‘The Way Through the Woods by Rudyard Kipling is a two stanza poem describing the changes that have come over one particular place in the forest.

Instead of structuring the poem with one particular rhyme scheme, the poem includes instances of rhyme scattered throughout the lines. An example is the repetition of the end word “woods” that appears at the end of 7 of the 25 lines.

It begins, “They shut the road though the woods/ SeventyYears ago./ Weather and rain have undone it again,/ And now you would never know/ There was once a road through the woods/ Before they planted trees”.

The poem begins with the speaker lamenting that there used to be a road in the woods but since 70 years have passed, there have been new trees and exponential growth- the area has been reclaimed by nature.
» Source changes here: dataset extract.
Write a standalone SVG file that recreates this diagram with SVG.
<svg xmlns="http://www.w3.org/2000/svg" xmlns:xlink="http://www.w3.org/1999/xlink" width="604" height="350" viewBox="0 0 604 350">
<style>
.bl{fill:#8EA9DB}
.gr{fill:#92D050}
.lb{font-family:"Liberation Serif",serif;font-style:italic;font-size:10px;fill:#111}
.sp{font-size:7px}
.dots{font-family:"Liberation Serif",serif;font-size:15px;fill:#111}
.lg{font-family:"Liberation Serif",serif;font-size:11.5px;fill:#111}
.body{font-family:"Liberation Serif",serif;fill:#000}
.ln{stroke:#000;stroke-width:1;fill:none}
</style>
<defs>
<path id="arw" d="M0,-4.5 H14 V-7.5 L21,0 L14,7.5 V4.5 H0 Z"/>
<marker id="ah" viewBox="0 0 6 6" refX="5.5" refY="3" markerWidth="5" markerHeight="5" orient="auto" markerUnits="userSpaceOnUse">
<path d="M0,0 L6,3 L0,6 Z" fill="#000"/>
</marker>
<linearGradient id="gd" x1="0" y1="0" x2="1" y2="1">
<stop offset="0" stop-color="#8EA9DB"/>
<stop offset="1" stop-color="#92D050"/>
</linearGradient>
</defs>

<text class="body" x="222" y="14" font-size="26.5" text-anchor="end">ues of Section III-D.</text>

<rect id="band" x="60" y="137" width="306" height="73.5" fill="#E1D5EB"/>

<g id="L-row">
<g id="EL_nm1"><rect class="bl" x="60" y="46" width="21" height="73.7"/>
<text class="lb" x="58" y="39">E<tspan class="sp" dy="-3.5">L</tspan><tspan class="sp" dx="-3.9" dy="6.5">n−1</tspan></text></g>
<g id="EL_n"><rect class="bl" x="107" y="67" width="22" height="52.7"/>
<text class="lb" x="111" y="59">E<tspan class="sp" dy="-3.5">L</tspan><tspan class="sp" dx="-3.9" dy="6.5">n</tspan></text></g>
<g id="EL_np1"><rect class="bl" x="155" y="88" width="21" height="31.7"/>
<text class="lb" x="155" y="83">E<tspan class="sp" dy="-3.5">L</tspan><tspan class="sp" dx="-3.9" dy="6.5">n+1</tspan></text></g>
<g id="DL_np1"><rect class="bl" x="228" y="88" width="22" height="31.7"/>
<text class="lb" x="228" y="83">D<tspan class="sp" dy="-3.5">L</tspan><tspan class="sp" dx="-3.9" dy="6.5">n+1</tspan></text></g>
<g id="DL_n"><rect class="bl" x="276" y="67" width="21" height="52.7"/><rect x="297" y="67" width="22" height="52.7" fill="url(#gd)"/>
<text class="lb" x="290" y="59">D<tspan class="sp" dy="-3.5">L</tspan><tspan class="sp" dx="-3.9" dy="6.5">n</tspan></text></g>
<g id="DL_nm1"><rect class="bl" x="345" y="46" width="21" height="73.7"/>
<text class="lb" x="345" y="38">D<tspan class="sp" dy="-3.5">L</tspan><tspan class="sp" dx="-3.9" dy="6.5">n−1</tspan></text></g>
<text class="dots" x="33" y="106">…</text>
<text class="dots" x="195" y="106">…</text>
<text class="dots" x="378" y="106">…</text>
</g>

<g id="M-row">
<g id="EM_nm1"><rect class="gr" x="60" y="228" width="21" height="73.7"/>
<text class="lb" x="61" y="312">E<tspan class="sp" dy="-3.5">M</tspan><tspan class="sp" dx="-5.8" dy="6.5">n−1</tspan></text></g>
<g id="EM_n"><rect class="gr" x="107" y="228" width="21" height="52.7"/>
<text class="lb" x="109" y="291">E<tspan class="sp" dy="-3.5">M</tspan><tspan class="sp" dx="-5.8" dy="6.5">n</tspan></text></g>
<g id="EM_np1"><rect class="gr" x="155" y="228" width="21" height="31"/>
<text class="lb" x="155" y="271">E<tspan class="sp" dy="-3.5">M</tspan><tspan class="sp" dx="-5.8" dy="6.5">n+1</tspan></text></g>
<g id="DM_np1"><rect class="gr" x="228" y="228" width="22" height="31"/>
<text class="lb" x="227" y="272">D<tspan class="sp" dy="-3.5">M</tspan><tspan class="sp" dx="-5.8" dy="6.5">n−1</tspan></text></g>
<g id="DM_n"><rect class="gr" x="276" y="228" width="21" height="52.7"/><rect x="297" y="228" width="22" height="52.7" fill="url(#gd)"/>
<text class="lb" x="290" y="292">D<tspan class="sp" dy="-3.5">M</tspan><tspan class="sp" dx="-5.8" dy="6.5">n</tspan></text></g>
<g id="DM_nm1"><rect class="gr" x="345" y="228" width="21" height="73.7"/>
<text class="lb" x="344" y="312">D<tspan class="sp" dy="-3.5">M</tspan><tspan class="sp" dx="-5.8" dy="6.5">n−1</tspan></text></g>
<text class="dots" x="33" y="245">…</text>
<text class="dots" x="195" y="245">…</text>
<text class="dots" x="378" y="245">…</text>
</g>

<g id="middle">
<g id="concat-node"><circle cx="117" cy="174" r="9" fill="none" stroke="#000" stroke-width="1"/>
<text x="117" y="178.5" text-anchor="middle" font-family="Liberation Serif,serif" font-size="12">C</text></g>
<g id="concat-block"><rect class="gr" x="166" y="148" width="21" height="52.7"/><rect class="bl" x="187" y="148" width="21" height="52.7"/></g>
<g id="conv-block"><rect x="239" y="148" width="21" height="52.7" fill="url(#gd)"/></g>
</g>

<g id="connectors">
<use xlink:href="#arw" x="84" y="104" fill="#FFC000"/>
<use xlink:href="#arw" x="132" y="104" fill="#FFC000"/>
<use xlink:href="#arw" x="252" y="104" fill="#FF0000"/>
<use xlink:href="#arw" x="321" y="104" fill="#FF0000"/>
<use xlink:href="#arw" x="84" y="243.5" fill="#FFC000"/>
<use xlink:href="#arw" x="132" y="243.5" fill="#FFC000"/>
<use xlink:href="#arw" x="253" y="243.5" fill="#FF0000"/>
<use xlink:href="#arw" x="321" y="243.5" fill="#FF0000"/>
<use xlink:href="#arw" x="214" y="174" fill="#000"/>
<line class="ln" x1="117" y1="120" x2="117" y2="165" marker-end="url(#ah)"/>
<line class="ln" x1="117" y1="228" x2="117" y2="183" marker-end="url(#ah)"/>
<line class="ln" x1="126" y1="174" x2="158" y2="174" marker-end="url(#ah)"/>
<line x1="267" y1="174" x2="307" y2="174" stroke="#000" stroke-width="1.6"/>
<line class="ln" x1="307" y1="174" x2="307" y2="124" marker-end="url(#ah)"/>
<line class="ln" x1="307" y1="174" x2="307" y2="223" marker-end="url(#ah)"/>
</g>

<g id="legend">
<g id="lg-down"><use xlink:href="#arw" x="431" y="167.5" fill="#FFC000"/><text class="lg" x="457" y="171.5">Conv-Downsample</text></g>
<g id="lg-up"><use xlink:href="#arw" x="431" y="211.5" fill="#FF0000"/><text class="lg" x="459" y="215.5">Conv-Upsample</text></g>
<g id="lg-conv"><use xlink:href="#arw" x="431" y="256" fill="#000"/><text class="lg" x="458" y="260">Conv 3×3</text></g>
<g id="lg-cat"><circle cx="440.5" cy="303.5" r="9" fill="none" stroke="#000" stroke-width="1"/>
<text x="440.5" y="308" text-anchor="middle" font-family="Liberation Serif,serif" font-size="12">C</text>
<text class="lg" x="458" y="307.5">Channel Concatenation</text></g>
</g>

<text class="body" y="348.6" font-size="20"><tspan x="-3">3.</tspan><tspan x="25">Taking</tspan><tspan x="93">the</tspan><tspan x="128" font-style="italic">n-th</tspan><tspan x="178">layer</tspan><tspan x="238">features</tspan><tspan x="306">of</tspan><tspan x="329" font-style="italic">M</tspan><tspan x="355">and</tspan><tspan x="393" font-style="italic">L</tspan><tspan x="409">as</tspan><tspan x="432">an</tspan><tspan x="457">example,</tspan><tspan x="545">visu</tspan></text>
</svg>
It is easy to sense a conflict in the speaker- on one level he is mourning the loss of the path, and with its disappearance, one no longer has access to its beauty and creatures that exist in the forest. On the other hand, the closure of the path has caused a resurgence in the surrounding life.

Joseph Rudyard Kipling (1865-1936) was an English journalist, short-story writer, poet, and novelist. Born in India, it was here that he was inspired to write much of his work.

In 1907 he received the Nobel Prize in Literature. Following his death, his ashes were interred at Poets’ Corner, Westminster Abbey in England.